YOUR INSTRUCTIONS -
Pull out every line with the word "this" from the entries below.
====================
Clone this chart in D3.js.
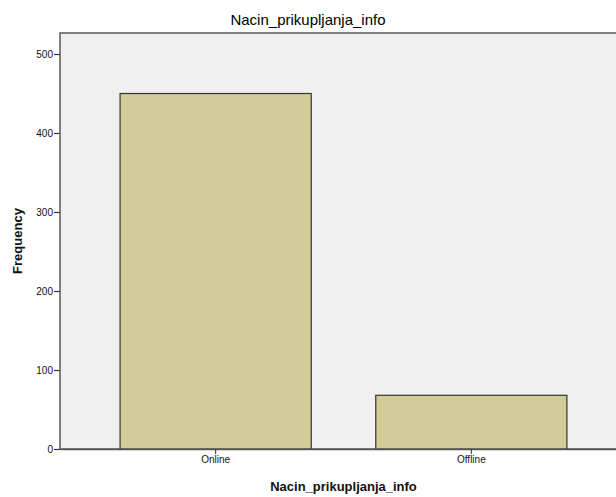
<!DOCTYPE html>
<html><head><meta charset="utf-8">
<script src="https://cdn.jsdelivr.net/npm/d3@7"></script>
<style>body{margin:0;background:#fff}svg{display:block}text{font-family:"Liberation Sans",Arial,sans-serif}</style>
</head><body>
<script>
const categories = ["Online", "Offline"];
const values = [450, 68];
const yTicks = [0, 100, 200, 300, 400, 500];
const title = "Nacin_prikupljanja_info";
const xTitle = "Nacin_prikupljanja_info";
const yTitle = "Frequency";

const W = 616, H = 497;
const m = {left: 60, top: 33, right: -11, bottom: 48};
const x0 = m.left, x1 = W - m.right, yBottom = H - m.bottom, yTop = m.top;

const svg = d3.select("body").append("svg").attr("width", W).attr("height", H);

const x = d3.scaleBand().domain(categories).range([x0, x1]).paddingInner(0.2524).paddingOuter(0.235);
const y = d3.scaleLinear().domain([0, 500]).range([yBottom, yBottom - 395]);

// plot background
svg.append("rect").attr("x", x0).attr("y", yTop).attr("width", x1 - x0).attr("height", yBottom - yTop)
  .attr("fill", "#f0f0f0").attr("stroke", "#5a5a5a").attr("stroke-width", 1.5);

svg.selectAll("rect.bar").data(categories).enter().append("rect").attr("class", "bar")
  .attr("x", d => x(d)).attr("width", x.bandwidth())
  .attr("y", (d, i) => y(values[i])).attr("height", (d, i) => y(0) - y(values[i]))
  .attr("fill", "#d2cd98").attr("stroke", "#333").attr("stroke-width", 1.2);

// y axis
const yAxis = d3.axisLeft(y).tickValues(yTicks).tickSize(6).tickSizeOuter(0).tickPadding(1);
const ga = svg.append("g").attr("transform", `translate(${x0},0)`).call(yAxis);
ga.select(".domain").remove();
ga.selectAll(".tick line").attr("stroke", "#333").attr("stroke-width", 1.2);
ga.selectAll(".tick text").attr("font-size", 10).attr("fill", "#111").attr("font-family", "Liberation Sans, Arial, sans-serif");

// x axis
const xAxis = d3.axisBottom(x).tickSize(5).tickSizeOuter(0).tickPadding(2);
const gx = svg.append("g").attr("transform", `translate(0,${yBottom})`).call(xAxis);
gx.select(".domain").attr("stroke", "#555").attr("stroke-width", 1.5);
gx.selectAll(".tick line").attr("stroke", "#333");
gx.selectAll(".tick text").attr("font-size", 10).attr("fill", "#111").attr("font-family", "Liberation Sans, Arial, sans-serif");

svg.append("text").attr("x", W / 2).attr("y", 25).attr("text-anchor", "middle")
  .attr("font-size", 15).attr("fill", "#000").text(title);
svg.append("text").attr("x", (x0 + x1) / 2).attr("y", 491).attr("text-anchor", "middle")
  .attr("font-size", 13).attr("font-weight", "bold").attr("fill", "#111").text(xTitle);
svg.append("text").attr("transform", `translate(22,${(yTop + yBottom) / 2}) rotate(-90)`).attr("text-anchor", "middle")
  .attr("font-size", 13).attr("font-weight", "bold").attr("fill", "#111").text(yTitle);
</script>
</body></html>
====================
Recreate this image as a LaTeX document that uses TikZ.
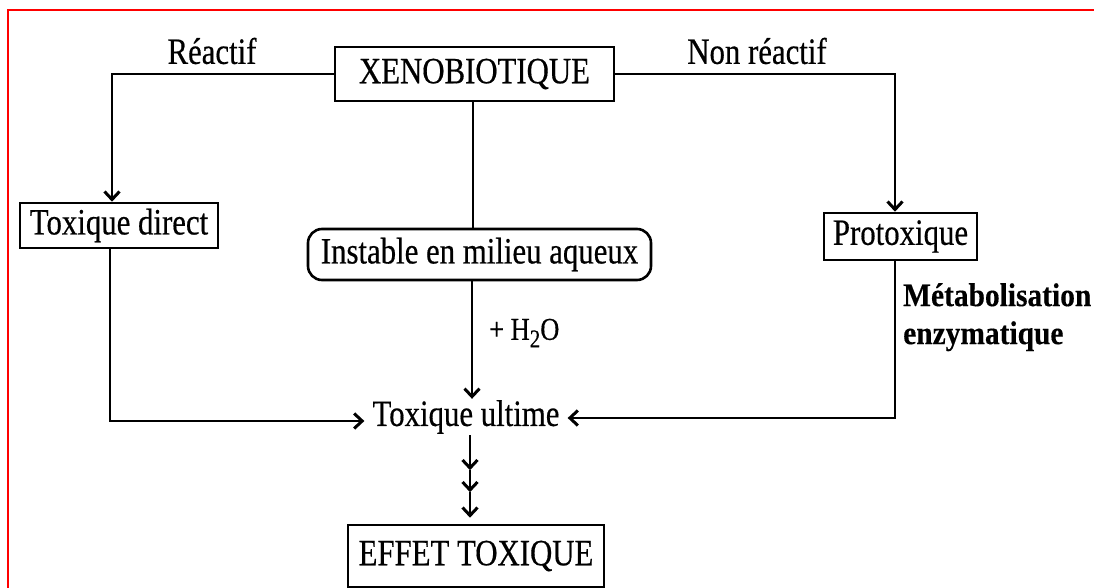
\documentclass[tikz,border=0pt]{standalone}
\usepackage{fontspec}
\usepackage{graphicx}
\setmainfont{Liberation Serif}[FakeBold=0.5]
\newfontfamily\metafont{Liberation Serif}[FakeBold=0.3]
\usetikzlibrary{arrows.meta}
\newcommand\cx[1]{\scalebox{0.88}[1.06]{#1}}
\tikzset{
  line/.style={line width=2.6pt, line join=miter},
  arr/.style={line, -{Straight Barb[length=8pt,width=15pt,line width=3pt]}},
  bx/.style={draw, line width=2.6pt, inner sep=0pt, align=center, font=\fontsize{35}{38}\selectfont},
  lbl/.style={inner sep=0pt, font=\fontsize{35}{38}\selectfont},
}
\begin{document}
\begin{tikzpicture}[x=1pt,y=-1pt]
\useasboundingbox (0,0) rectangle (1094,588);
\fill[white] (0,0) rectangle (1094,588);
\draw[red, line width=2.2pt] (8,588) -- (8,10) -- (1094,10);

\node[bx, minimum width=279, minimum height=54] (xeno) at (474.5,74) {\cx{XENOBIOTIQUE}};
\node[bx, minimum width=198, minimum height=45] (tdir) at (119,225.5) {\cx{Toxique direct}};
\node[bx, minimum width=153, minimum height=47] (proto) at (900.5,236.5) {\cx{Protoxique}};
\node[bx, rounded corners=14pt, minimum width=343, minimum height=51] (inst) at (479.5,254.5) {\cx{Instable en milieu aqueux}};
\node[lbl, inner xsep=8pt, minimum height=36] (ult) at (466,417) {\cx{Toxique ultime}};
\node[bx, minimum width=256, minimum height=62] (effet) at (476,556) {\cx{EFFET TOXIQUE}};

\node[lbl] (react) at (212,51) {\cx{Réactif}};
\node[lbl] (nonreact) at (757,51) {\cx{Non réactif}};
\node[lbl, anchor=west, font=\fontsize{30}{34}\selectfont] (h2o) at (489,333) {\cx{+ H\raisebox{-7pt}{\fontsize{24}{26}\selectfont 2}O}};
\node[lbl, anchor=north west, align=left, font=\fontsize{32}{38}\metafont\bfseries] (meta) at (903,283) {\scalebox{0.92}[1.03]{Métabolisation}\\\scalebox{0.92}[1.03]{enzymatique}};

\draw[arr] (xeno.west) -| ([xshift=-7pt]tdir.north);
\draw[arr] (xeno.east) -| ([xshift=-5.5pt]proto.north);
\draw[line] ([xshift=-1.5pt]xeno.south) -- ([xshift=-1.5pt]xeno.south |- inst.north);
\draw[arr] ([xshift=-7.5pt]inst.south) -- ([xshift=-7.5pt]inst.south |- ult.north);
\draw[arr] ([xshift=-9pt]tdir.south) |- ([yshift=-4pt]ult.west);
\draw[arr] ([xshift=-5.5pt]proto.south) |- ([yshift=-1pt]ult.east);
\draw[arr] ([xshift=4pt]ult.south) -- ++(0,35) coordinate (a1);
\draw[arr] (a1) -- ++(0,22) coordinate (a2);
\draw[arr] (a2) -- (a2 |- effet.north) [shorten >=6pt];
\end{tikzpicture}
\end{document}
====================
TASK ANSWER -
Clone this chart in D3.js.
Recreate this image as a LaTeX document that uses TikZ.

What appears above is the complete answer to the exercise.